3つのモードそれぞれに対して使用可能な機能とそうでない機能があるのだが、このぐらいモードが少なければ、使えない機能はわざわざグレーアウトして残しておくのではなく、表示を隠してもいいのではないか。あるいは表示しても、選択がスキップされるようにすべきではないか。そのほうがシンプルさが際だって、より好感が持てるだろう。 ファンクションメニューにおける操作系の問題は、横移動が多いメニュー構成にもかかわらず、レバーが縦方向にしか動かないというところだ。感覚的には、メニューが左側から開いていくので、左が始点だと感じる。そういう観点からすると、メニューを右に移動する、つまり始点から離れる方向に移動するには、レバーを下に動かすのが妥当だと思うのだが、DV S1では逆に上に動かすと右に移動するようになっている。 左右の移動を上下レバーでどう操作するかは、人によって感覚が違うのかも知れないが、実際に撮影中にいつも逆に動かしてしまって、設定の変更に手間取った。ファンクションメニューの構造も、操作レバーの方向と合わせてくれれば、もっと使いやすかっただろう。
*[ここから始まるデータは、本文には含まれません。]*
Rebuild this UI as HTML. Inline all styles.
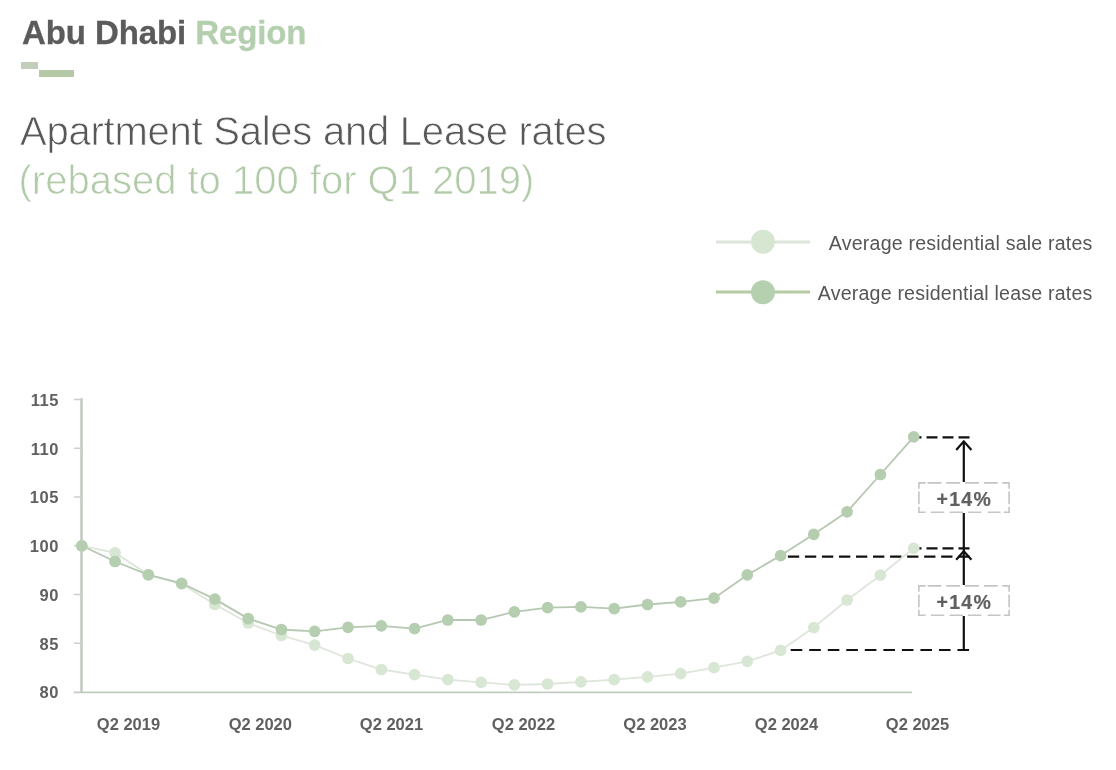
<!DOCTYPE html>
<html lang="en"><head><meta charset="utf-8"><title>Abu Dhabi Region</title>
<style>
html,body{margin:0;padding:0;background:#fff;}
body{width:1116px;height:770px;position:relative;overflow:hidden;font-family:"Liberation Sans",Arial,Helvetica,sans-serif;}
.hd{position:absolute;left:22px;top:13.5px;-webkit-text-stroke:0.3px;font-size:33px;font-weight:bold;line-height:38px;color:#5b5b5b;white-space:nowrap;letter-spacing:-0.1px}
.hd span{color:#b4cfae}
.b1{position:absolute;left:21.2px;top:61.8px;width:17.2px;height:7.6px;background:#c2cdbc}
.b2{position:absolute;left:38.6px;top:70px;width:35.4px;height:6.9px;background:#b5c9a7}
.t1{position:absolute;left:20px;top:107px;font-size:40px;line-height:48px;color:#585858;white-space:nowrap;letter-spacing:-0.24px;-webkit-text-stroke:0.75px #fff}
.t2{position:absolute;left:18.5px;top:156px;font-size:40px;line-height:48px;color:#b1cba9;white-space:nowrap;-webkit-text-stroke:0.75px #fff}
svg text{font-family:"Liberation Sans",Arial,Helvetica,sans-serif}
.tk{font-size:16.5px;font-weight:bold;fill:#606060}
.tky{letter-spacing:0.5px}
.pc{font-size:19.5px;font-weight:bold;fill:#606060;stroke:#606060;stroke-width:0.2px;letter-spacing:1.3px}
.lg{font-size:19.6px;fill:#565656;letter-spacing:0.2px}
</style></head><body>
<div class="hd">Abu Dhabi <span>Region</span></div>
<div class="b1"></div><div class="b2"></div>
<div class="t1">Apartment Sales and Lease rates</div>
<div class="t2">(rebased to 100 for Q1 2019)</div>
<svg width="1116" height="770" viewBox="0 0 1116 770" style="position:absolute;left:0;top:0">
<line x1="81.5" y1="398.3" x2="81.5" y2="693" stroke="#c3cbc2" stroke-width="2.6"/>
<line x1="73.5" y1="692.4" x2="912" y2="692.4" stroke="#c3cbc2" stroke-width="1.9"/>
<line x1="74" y1="399.5" x2="81.5" y2="399.5" stroke="#c9d2c8" stroke-width="1.5"/>
<line x1="74" y1="448.3" x2="81.5" y2="448.3" stroke="#c9d2c8" stroke-width="1.5"/>
<line x1="74" y1="497" x2="81.5" y2="497" stroke="#c9d2c8" stroke-width="1.5"/>
<line x1="74" y1="545.6" x2="81.5" y2="545.6" stroke="#c9d2c8" stroke-width="1.5"/>
<line x1="74" y1="594.5" x2="81.5" y2="594.5" stroke="#c9d2c8" stroke-width="1.5"/>
<line x1="74" y1="643.2" x2="81.5" y2="643.2" stroke="#c9d2c8" stroke-width="1.5"/>
<text x="58.9" y="405.8" text-anchor="end" class="tk tky">115</text>
<text x="58.9" y="454.6" text-anchor="end" class="tk tky">110</text>
<text x="58.9" y="503.3" text-anchor="end" class="tk tky">105</text>
<text x="58.9" y="551.9" text-anchor="end" class="tk tky">100</text>
<text x="58.9" y="600.8" text-anchor="end" class="tk tky">90</text>
<text x="58.9" y="649.5" text-anchor="end" class="tk tky">85</text>
<text x="58.9" y="698.2" text-anchor="end" class="tk tky">80</text>
<text x="128.5" y="729.7" text-anchor="middle" class="tk">Q2 2019</text>
<text x="260.3" y="729.7" text-anchor="middle" class="tk">Q2 2020</text>
<text x="391.5" y="729.7" text-anchor="middle" class="tk">Q2 2021</text>
<text x="523.5" y="729.7" text-anchor="middle" class="tk">Q2 2022</text>
<text x="655" y="729.7" text-anchor="middle" class="tk">Q2 2023</text>
<text x="786.5" y="729.7" text-anchor="middle" class="tk">Q2 2024</text>
<text x="917.5" y="729.7" text-anchor="middle" class="tk">Q2 2025</text>
<g stroke="#111" stroke-width="2.2" fill="none">
<line x1="969.5" y1="437.3" x2="914" y2="437.3" stroke-dasharray="11 5"/>
<line x1="969.5" y1="548.4" x2="914" y2="548.4" stroke-dasharray="11 5"/>
<line x1="787.9" y1="556.6" x2="969.5" y2="556.6" stroke-dasharray="11.3 5.73"/>
<line x1="790.7" y1="650" x2="969.5" y2="650" stroke-dasharray="11.6 6.93"/>
<path d="M963.8 441.8 V482 M963.8 513 V585 M963.8 616 V649"/>
<path d="M956.2 450 L963.8 441.3 L971.4 450" stroke-linejoin="miter"/>
<path d="M956.2 559.8 L963.8 551.1 L971.4 559.8" stroke-linejoin="miter"/>
</g>
<polyline points="81.8,545.8 115.1,552.9 148.3,574.6 181.6,583.8 214.9,604.5 248.2,623.0 281.4,635.5 314.7,645.1 348.0,658.5 381.3,669.5 414.6,674.7 447.8,679.6 481.1,682.4 514.4,684.9 547.6,684.0 580.9,681.8 614.2,679.6 647.5,676.9 680.7,673.6 714.0,667.6 747.3,661.3 780.6,650.4 813.8,627.5 847.1,600.0 880.4,575.2 913.7,548.3" fill="none" stroke="#dee6db" stroke-width="1.8"/>
<circle cx="81.8" cy="545.8" r="5.85" fill="#d8e6d4"/>
<circle cx="115.1" cy="552.9" r="5.85" fill="#d8e6d4"/>
<circle cx="148.3" cy="574.6" r="5.85" fill="#d8e6d4"/>
<circle cx="181.6" cy="583.8" r="5.85" fill="#d8e6d4"/>
<circle cx="214.9" cy="604.5" r="5.85" fill="#d8e6d4"/>
<circle cx="248.2" cy="623.0" r="5.85" fill="#d8e6d4"/>
<circle cx="281.4" cy="635.5" r="5.85" fill="#d8e6d4"/>
<circle cx="314.7" cy="645.1" r="5.85" fill="#d8e6d4"/>
<circle cx="348.0" cy="658.5" r="5.85" fill="#d8e6d4"/>
<circle cx="381.3" cy="669.5" r="5.85" fill="#d8e6d4"/>
<circle cx="414.6" cy="674.7" r="5.85" fill="#d8e6d4"/>
<circle cx="447.8" cy="679.6" r="5.85" fill="#d8e6d4"/>
<circle cx="481.1" cy="682.4" r="5.85" fill="#d8e6d4"/>
<circle cx="514.4" cy="684.9" r="5.85" fill="#d8e6d4"/>
<circle cx="547.6" cy="684.0" r="5.85" fill="#d8e6d4"/>
<circle cx="580.9" cy="681.8" r="5.85" fill="#d8e6d4"/>
<circle cx="614.2" cy="679.6" r="5.85" fill="#d8e6d4"/>
<circle cx="647.5" cy="676.9" r="5.85" fill="#d8e6d4"/>
<circle cx="680.7" cy="673.6" r="5.85" fill="#d8e6d4"/>
<circle cx="714.0" cy="667.6" r="5.85" fill="#d8e6d4"/>
<circle cx="747.3" cy="661.3" r="5.85" fill="#d8e6d4"/>
<circle cx="780.6" cy="650.4" r="5.85" fill="#d8e6d4"/>
<circle cx="813.8" cy="627.5" r="5.85" fill="#d8e6d4"/>
<circle cx="847.1" cy="600.0" r="5.85" fill="#d8e6d4"/>
<circle cx="880.4" cy="575.2" r="5.85" fill="#d8e6d4"/>
<circle cx="913.7" cy="548.3" r="5.85" fill="#d8e6d4"/>
<polyline points="81.8,545.8 115.1,561.5 148.3,574.9 181.6,583.3 214.9,599.1 248.2,618.6 281.4,629.5 314.7,631.3 348.0,627.3 381.3,625.8 414.6,628.7 447.8,620.0 481.1,620.0 514.4,611.8 547.6,607.6 580.9,606.9 614.2,608.7 647.5,604.5 680.7,601.8 714.0,598.2 747.3,574.9 780.6,555.6 813.8,534.3 847.1,511.8 880.4,474.5 913.7,436.9" fill="none" stroke="#b6c7b2" stroke-width="1.8"/>
<circle cx="81.8" cy="545.8" r="5.85" fill="#b4ceaf"/>
<circle cx="115.1" cy="561.5" r="5.85" fill="#b4ceaf"/>
<circle cx="148.3" cy="574.9" r="5.85" fill="#b4ceaf"/>
<circle cx="181.6" cy="583.3" r="5.85" fill="#b4ceaf"/>
<circle cx="214.9" cy="599.1" r="5.85" fill="#b4ceaf"/>
<circle cx="248.2" cy="618.6" r="5.85" fill="#b4ceaf"/>
<circle cx="281.4" cy="629.5" r="5.85" fill="#b4ceaf"/>
<circle cx="314.7" cy="631.3" r="5.85" fill="#b4ceaf"/>
<circle cx="348.0" cy="627.3" r="5.85" fill="#b4ceaf"/>
<circle cx="381.3" cy="625.8" r="5.85" fill="#b4ceaf"/>
<circle cx="414.6" cy="628.7" r="5.85" fill="#b4ceaf"/>
<circle cx="447.8" cy="620.0" r="5.85" fill="#b4ceaf"/>
<circle cx="481.1" cy="620.0" r="5.85" fill="#b4ceaf"/>
<circle cx="514.4" cy="611.8" r="5.85" fill="#b4ceaf"/>
<circle cx="547.6" cy="607.6" r="5.85" fill="#b4ceaf"/>
<circle cx="580.9" cy="606.9" r="5.85" fill="#b4ceaf"/>
<circle cx="614.2" cy="608.7" r="5.85" fill="#b4ceaf"/>
<circle cx="647.5" cy="604.5" r="5.85" fill="#b4ceaf"/>
<circle cx="680.7" cy="601.8" r="5.85" fill="#b4ceaf"/>
<circle cx="714.0" cy="598.2" r="5.85" fill="#b4ceaf"/>
<circle cx="747.3" cy="574.9" r="5.85" fill="#b4ceaf"/>
<circle cx="780.6" cy="555.6" r="5.85" fill="#b4ceaf"/>
<circle cx="813.8" cy="534.3" r="5.85" fill="#b4ceaf"/>
<circle cx="847.1" cy="511.8" r="5.85" fill="#b4ceaf"/>
<circle cx="880.4" cy="474.5" r="5.85" fill="#b4ceaf"/>
<circle cx="913.7" cy="436.9" r="5.85" fill="#b4ceaf"/>
<rect x="918.9" y="482.9" width="90.2" height="29.4" fill="#fff"/>
<path d="M918.9 482.9H924.8M928.3 482.9H940.6M947.0 482.9H959.3M965.7 482.9H978.1M984.9 482.9H996.8M1003.2 482.9H1009.1M918.9 512.3H924.8M931.7 512.3H943.5M950.4 512.3H962.3M968.7 512.3H980.5M988.4 512.3H999.7M1004.6 512.3H1009.1M918.9 482.9V487.9M1009.1 482.9V487.9M918.9 492.3V503.4M1009.1 492.3V503.4M918.9 507.5V512.3M1009.1 507.5V512.3" fill="none" stroke="#c5c5c5" stroke-width="1.6" stroke-linecap="square"/>
<text x="964.3" y="505.6" text-anchor="middle" class="pc">+14%</text>
<rect x="918.9" y="585.9" width="90.2" height="29.4" fill="#fff"/>
<path d="M918.9 585.9H924.8M928.3 585.9H940.6M947.0 585.9H959.3M965.7 585.9H978.1M984.9 585.9H996.8M1003.2 585.9H1009.1M918.9 615.3H924.8M931.7 615.3H943.5M950.4 615.3H962.3M968.7 615.3H980.5M988.4 615.3H999.7M1004.6 615.3H1009.1M918.9 585.9V590.9M1009.1 585.9V590.9M918.9 595.3V606.4M1009.1 595.3V606.4M918.9 610.5V615.3M1009.1 610.5V615.3" fill="none" stroke="#c5c5c5" stroke-width="1.6" stroke-linecap="square"/>
<text x="964.3" y="608.6" text-anchor="middle" class="pc">+14%</text>
<line x1="716" y1="242" x2="810" y2="242" stroke="#dde4da" stroke-width="3"/><circle cx="763" cy="241.8" r="12" fill="#d6e6d1"/>
<line x1="716" y1="292" x2="810" y2="292" stroke="#b5cca3" stroke-width="3"/><circle cx="763" cy="292.2" r="12" fill="#b4d0af"/>
<text x="1092.6" y="249.7" text-anchor="end" class="lg">Average residential sale rates</text>
<text x="1092.6" y="299.5" text-anchor="end" class="lg">Average residential lease rates</text>
</svg>
</body></html>
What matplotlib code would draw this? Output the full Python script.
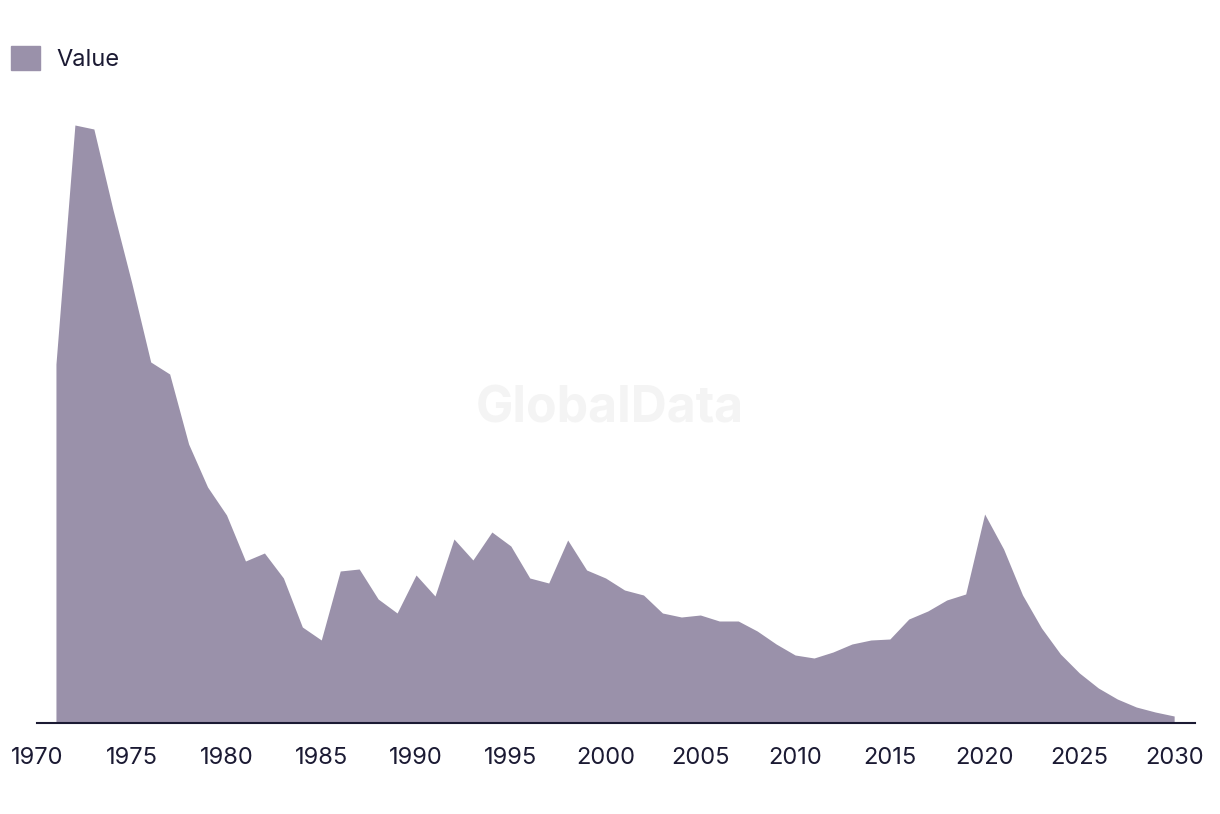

■ 総論 IXY DV S1は、ほぼまっ四角なボディの中に絶妙なレトロ感が配合されている、不思議なカメラである。なにかこう、最近リニューアルされた「鉄人28号」の世界観というか、古いクセに最新鋭、みたいな感覚なのだ。それがまた妙に手に馴染むというか、ずーっといじくり回していたい気にさせるのである。カタチは妙にかわいいのだが、ボタン類の配置や操作に関して良く練られていて、シーンごとに設定を瞬時に切り替えるマニアックな使い方から、フルオート一点勝負な使い方まで、柔軟に対応できる。店頭予想価格も9万円前後と、お手ごろな価格帯だ。 機能的にはM3とほぼ同等ということもあって、1CCD機ながらこの悪天候でもこれだけの絵が撮れるというのは驚きである。なにせ去年のミドルクラス最高機種と同等なのだから、機能的に悪いわけがない。光学ズームが10倍ということからも、いわゆる小学校の運動会カメラではなく、友人、恋人、ペットなど、身近な被写体を撮るといった使い方がいいだろう。 もちろん欲を言えば、もっと小さくてもっと高画素でほかの色が選べて、ときりがないわけだが、デザイン的にも機能的にも、いい落としどころだろう。これより高性能なカメラはいくらでもあるが、カタチとスペックだけでは、DV S1の良さはなかなかわからないかもしれない。実際に絵を撮ってみると、普通のカメラがつまらなく思えてしまうのである。 いや、これはいいカメラだよぉ。